- **SOURCE EXCERPT**:
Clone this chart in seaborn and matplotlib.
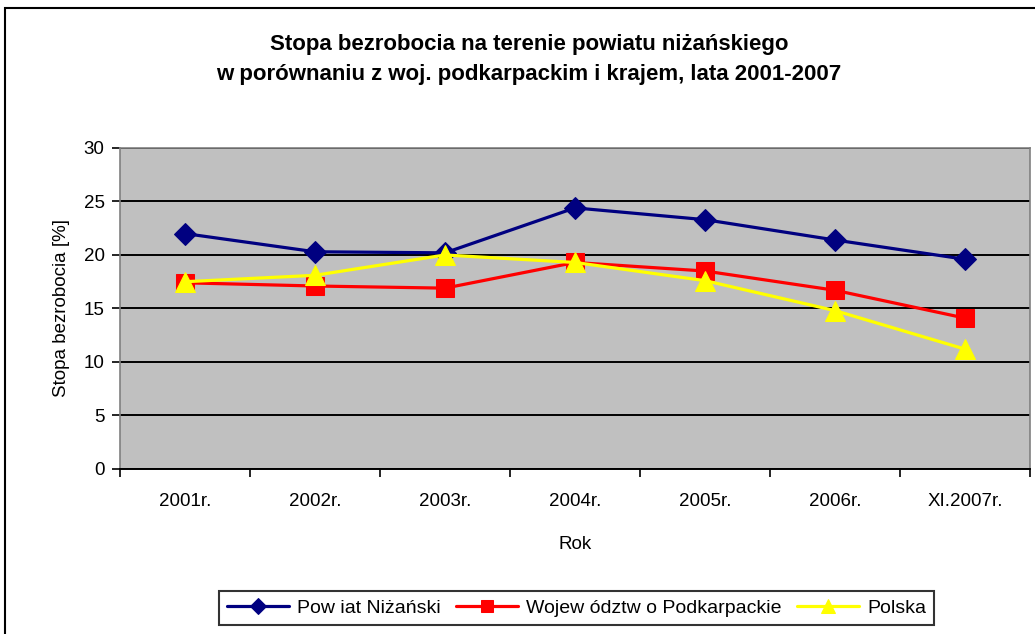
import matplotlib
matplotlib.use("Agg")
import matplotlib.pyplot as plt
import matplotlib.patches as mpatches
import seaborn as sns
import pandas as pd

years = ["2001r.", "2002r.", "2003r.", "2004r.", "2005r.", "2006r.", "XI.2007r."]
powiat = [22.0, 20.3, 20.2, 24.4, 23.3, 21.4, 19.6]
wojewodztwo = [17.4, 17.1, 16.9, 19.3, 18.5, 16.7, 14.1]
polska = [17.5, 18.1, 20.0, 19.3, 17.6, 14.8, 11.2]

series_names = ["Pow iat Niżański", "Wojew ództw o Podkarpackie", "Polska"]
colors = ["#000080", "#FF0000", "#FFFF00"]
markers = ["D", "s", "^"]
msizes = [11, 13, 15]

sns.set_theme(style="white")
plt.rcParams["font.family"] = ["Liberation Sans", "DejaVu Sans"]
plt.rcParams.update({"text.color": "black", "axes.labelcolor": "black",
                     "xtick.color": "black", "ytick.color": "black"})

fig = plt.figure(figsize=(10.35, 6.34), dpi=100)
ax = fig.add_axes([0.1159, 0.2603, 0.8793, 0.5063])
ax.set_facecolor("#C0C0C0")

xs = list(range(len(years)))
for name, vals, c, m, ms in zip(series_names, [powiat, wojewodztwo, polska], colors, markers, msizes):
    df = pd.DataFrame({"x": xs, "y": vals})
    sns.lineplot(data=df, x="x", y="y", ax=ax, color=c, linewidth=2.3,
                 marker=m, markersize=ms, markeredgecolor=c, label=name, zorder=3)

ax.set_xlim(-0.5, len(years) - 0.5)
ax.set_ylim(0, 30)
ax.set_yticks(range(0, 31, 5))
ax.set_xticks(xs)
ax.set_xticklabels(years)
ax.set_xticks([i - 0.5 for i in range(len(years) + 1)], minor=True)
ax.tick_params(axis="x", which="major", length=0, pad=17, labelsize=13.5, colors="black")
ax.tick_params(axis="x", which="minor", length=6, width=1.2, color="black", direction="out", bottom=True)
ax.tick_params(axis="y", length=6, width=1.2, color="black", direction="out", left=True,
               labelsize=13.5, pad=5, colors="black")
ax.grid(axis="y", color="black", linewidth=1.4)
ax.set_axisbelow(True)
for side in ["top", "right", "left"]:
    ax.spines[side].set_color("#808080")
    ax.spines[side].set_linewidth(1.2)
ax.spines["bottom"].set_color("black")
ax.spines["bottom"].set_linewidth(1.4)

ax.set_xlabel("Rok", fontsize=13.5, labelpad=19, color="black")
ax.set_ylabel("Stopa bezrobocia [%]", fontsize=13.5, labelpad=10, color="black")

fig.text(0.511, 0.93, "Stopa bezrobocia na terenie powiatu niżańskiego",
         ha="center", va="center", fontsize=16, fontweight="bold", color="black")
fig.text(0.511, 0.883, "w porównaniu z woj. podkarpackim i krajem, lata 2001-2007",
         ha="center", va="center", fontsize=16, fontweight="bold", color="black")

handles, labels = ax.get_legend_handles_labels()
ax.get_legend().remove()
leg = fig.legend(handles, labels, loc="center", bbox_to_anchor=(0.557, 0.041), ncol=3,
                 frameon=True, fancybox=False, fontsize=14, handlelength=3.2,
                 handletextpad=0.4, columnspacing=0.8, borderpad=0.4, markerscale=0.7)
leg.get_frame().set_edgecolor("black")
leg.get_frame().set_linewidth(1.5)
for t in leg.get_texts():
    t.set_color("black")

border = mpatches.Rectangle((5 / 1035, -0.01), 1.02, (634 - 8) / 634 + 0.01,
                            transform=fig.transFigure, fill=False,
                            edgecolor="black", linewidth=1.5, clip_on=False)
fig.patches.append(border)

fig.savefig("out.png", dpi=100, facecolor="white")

- **WRITTEN TASK**: Copy every line above word for word and exclude the pictures.

- **THE COMPLETED TASK**:
Clone this chart in seaborn and matplotlib.
import matplotlib
matplotlib.use("Agg")
import matplotlib.pyplot as plt
import matplotlib.patches as mpatches
import seaborn as sns
import pandas as pd

years = ["2001r.", "2002r.", "2003r.", "2004r.", "2005r.", "2006r.", "XI.2007r."]
powiat = [22.0, 20.3, 20.2, 24.4, 23.3, 21.4, 19.6]
wojewodztwo = [17.4, 17.1, 16.9, 19.3, 18.5, 16.7, 14.1]
polska = [17.5, 18.1, 20.0, 19.3, 17.6, 14.8, 11.2]

series_names = ["Pow iat Niżański", "Wojew ództw o Podkarpackie", "Polska"]
colors = ["#000080", "#FF0000", "#FFFF00"]
markers = ["D", "s", "^"]
msizes = [11, 13, 15]

sns.set_theme(style="white")
plt.rcParams["font.family"] = ["Liberation Sans", "DejaVu Sans"]
plt.rcParams.update({"text.color": "black", "axes.labelcolor": "black",
                     "xtick.color": "black", "ytick.color": "black"})

fig = plt.figure(figsize=(10.35, 6.34), dpi=100)
ax = fig.add_axes([0.1159, 0.2603, 0.8793, 0.5063])
ax.set_facecolor("#C0C0C0")

xs = list(range(len(years)))
for name, vals, c, m, ms in zip(series_names, [powiat, wojewodztwo, polska], colors, markers, msizes):
    df = pd.DataFrame({"x": xs, "y": vals})
    sns.lineplot(data=df, x="x", y="y", ax=ax, color=c, linewidth=2.3,
                 marker=m, markersize=ms, markeredgecolor=c, label=name, zorder=3)

ax.set_xlim(-0.5, len(years) - 0.5)
ax.set_ylim(0, 30)
ax.set_yticks(range(0, 31, 5))
ax.set_xticks(xs)
ax.set_xticklabels(years)
ax.set_xticks([i - 0.5 for i in range(len(years) + 1)], minor=True)
ax.tick_params(axis="x", which="major", length=0, pad=17, labelsize=13.5, colors="black")
ax.tick_params(axis="x", which="minor", length=6, width=1.2, color="black", direction="out", bottom=True)
ax.tick_params(axis="y", length=6, width=1.2, color="black", direction="out", left=True,
               labelsize=13.5, pad=5, colors="black")
ax.grid(axis="y", color="black", linewidth=1.4)
ax.set_axisbelow(True)
for side in ["top", "right", "left"]:
    ax.spines[side].set_color("#808080")
    ax.spines[side].set_linewidth(1.2)
ax.spines["bottom"].set_color("black")
ax.spines["bottom"].set_linewidth(1.4)

ax.set_xlabel("Rok", fontsize=13.5, labelpad=19, color="black")
ax.set_ylabel("Stopa bezrobocia [%]", fontsize=13.5, labelpad=10, color="black")

fig.text(0.511, 0.93, "Stopa bezrobocia na terenie powiatu niżańskiego",
         ha="center", va="center", fontsize=16, fontweight="bold", color="black")
fig.text(0.511, 0.883, "w porównaniu z woj. podkarpackim i krajem, lata 2001-2007",
         ha="center", va="center", fontsize=16, fontweight="bold", color="black")

handles, labels = ax.get_legend_handles_labels()
ax.get_legend().remove()
leg = fig.legend(handles, labels, loc="center", bbox_to_anchor=(0.557, 0.041), ncol=3,
                 frameon=True, fancybox=False, fontsize=14, handlelength=3.2,
                 handletextpad=0.4, columnspacing=0.8, borderpad=0.4, markerscale=0.7)
leg.get_frame().set_edgecolor("black")
leg.get_frame().set_linewidth(1.5)
for t in leg.get_texts():
    t.set_color("black")

border = mpatches.Rectangle((5 / 1035, -0.01), 1.02, (634 - 8) / 634 + 0.01,
                            transform=fig.transFigure, fill=False,
                            edgecolor="black", linewidth=1.5, clip_on=False)
fig.patches.append(border)

fig.savefig("out.png", dpi=100, facecolor="white")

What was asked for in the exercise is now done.